Ao assistir ao debate sobre a publicização das listas das fichas sujas dos candidatos nas eleições, conclui pela limitação do debate. Aprendi com Douglas North, prêmio Nobel de Economia de 1993, que os países que mais se desenvolveram na história foram os que construíram os melhores sistemas jurídicos. E discutir apenas a questão de um mecanismo do sistema jurídico eleitoral como o uso da analise da ficha suja, sabendo dos caminhos protelatórios do sistema processual e de controle patrimonial brasileiro, sabemos que isto apenas não basta. Pois não adianta olharmos a questão apenas na ótica pessoal do candidato com ficha suja, se o resto do sistema continua permitindo a sua existência.
Assim sendo, não adianta verificar se a ficha está suja, se o processo de eleição dos membros das Câmaras Municipais e as Prefeituras continuam sob financiamento e controle paralelo dos grupos econômicos privados. Não adianta verificar se a ficha está suja, se o sistema de concessão de transporte coletivo continua sem licitação pública e o conselho de transporte coletivo continua sem o controle da sociedade e a participação dos sindicatos de trabalhadores, para verificar preço e qualidade.
A exemplo das concessões públicas dos meios de comunicação que não oferecem contrapartida em favor da nação e da liberdade. Não adianta olhar se a ficha está suja, se o plano diretor da cidade está sendo conduzido para valorizar a propriedade da terra de posse de grandes empreiteiras e imobiliárias. Não adianta verificar se o candidato tem ficha suja, se o sistema de licitação das empresas de coleta de lixo, das empresas que fazem obra e vendem produtos e serviços para as prefeituras continuam viciados e dirigidos. Não adianta verificar se a ficha está suja, se a aplicação dos recursos das aposentadorias dos servidores municipais está sendo dirigido aos bancos privados sem taxa de retorno para os contribuintes do sistema. Não adianta olhar se a ficha está suja, se empresas particulares continuam sendo contratados para fazer concursos frios para aprovarem parentes. Não adianta olhar se a ficha está suja, se as vigilâncias sanitárias, ambientais e do trabalho continuam sendo orientadas para serem omissas para favorecer maus empresários.
Assim, discutir apenas o tema ficha suja, sem discutir o sistema jurídico que permite o financiamento e o controle de grupos privados sobre o processo de eleição dos membros das Câmaras Municipais e Prefeituras é muitíssimo limitado. É hora sim de ampliarmos este debate.

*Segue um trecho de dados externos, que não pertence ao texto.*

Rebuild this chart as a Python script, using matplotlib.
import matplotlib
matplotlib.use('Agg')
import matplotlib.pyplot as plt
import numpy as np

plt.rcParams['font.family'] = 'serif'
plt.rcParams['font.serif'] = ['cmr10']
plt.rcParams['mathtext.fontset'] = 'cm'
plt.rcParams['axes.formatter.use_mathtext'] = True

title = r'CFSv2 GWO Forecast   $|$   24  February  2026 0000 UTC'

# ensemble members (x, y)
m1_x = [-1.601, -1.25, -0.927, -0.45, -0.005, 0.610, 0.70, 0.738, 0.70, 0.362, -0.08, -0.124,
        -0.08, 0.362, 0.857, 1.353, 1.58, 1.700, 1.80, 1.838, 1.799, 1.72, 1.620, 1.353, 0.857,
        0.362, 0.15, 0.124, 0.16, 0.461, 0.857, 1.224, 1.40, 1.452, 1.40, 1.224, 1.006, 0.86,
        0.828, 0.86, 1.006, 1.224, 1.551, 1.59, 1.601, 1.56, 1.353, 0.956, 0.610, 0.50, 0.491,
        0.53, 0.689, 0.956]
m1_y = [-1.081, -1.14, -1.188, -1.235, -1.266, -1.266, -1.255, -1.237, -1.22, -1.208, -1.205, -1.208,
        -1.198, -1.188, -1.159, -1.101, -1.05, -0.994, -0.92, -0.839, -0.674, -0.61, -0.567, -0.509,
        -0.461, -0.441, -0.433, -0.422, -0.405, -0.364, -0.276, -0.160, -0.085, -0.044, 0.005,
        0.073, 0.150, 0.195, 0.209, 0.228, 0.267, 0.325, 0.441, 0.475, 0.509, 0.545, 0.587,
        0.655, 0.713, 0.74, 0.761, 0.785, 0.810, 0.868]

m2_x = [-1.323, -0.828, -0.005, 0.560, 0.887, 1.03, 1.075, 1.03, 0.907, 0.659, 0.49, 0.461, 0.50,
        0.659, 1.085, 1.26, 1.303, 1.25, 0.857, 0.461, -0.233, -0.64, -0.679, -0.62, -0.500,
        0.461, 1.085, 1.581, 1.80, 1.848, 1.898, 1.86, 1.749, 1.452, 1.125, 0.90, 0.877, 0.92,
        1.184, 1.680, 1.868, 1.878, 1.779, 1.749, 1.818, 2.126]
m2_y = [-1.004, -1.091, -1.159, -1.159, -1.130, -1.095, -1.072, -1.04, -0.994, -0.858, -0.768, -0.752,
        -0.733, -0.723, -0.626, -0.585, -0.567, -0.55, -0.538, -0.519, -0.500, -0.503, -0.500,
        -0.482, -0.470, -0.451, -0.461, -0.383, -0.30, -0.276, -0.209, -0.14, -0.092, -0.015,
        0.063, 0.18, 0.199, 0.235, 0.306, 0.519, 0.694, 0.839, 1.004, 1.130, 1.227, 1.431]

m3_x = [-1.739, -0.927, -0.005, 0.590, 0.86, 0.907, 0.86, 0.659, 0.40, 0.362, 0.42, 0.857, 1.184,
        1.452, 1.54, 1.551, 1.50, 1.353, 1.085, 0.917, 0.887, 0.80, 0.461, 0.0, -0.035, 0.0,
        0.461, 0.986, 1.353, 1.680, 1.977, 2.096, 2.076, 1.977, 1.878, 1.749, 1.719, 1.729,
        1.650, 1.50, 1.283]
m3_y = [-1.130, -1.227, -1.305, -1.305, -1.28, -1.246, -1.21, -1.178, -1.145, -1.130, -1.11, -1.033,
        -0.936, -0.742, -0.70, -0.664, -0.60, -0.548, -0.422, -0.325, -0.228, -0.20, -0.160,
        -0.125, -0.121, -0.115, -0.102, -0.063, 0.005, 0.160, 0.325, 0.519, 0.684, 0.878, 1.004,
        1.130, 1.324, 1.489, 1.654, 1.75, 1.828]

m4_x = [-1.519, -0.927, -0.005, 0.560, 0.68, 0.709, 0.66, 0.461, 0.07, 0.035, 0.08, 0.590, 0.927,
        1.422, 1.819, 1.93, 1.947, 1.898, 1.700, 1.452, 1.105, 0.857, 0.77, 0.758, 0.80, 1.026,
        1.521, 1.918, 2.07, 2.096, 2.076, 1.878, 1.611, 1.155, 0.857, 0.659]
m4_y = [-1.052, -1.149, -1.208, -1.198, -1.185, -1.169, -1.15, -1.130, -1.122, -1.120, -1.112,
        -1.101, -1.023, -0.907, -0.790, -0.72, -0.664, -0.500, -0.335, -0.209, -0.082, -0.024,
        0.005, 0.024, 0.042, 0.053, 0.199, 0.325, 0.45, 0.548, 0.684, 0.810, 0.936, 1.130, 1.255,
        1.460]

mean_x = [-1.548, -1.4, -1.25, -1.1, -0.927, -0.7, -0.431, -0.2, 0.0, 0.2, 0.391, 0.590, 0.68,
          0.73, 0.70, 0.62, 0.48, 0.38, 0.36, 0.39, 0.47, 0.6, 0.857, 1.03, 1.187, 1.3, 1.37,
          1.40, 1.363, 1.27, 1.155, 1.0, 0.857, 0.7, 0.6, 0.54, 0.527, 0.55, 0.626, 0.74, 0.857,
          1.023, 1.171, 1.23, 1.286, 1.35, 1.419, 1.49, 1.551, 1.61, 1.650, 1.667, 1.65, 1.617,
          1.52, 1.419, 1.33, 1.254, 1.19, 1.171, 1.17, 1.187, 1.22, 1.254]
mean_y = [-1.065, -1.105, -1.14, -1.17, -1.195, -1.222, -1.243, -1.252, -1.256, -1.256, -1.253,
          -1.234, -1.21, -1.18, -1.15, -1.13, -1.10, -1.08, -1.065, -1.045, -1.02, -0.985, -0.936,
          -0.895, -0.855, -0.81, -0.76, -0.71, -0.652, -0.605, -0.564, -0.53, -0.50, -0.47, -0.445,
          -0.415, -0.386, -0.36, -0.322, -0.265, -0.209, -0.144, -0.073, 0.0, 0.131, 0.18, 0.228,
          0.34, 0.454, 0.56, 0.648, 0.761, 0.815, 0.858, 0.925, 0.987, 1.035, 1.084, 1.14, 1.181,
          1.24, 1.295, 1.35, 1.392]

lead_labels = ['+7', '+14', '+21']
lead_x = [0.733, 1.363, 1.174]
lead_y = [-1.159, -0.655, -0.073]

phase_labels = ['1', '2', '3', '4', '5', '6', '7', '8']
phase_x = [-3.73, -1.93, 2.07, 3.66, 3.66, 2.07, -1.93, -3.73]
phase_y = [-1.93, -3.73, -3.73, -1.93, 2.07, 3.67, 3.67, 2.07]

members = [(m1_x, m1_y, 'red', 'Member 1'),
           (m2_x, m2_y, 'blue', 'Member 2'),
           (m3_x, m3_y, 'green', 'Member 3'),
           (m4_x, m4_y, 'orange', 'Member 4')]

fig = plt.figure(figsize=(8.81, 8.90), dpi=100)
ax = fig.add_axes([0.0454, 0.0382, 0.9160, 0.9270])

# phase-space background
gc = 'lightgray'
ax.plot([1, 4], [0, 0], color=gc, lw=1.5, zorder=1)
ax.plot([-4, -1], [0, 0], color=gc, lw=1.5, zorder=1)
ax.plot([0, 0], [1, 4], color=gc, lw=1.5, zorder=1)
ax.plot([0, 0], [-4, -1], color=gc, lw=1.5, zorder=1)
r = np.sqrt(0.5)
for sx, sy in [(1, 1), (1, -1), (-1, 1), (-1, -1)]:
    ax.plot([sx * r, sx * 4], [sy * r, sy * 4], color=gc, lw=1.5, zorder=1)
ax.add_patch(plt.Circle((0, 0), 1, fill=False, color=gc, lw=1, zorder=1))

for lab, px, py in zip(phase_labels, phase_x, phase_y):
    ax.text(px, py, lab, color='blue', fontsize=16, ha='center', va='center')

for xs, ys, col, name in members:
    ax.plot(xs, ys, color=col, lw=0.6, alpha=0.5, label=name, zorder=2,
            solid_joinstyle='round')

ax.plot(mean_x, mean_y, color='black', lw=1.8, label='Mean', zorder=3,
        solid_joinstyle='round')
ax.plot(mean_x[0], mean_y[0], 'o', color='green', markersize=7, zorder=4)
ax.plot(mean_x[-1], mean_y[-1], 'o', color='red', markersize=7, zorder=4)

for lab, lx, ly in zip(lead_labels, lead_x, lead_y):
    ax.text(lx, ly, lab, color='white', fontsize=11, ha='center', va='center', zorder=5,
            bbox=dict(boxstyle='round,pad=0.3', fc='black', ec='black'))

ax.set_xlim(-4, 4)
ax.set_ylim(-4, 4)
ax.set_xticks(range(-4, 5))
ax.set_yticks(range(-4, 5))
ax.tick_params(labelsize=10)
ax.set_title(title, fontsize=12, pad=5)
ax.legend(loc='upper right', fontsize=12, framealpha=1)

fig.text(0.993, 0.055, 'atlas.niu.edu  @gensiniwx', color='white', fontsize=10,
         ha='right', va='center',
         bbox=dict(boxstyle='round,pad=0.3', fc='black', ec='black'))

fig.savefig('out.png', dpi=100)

Sabemos da evolução do processo democrático da gestão pública. A melhoria do sistema de controle com o fortalecimento do MPE, o aperfeiçoamento do TCE, a criação de Ouvidorias, a adoção da prática de orçamento participativo, a criação dos conselhos municipais de saúde, educação, meio ambiente, industrial, trabalho entre outros, mesmo que ainda, com sistemas de eleição dirigidos.
Sabemos que quando as vigilâncias sanitárias, ambientais e do trabalho municipal não funciona, temos congêneres estadual e federal que suprem a omissão. Mas sabemos que se não aprofundarmos o debate destes outros temas para ter melhores sistemas de controle democrático, continuaremos a evoluir de forma lenta e gradual. Por isso, além de debater a questão da pessoa do candidato ter ou não ficha suja, é preciso debater a implantação do financiamento público das campanhas eleitorais e mecanismos jurídicos de controle de gestão, como por exemplo, a regulamentação das formas de democracia direta através da consulta popular, como o referendo e o plebiscito.
Para isso precisamos lutar pela aprovação do projeto de lei n.º 4.718/2004, proposto pela OAB, com apoio da CNBB e do MST, em favor da ampliação da democracia direta e participativa, tirando das mãos do poder legislativo e executivo a exclusividade das decisões, para libertarmos as cidades do controle dos grupos econômicos privados e colocá-las a serviço de toda a sociedade.
Geraldo Serathiuk é advogado especializado em Direito Tributário pelo IBEJ/Pr.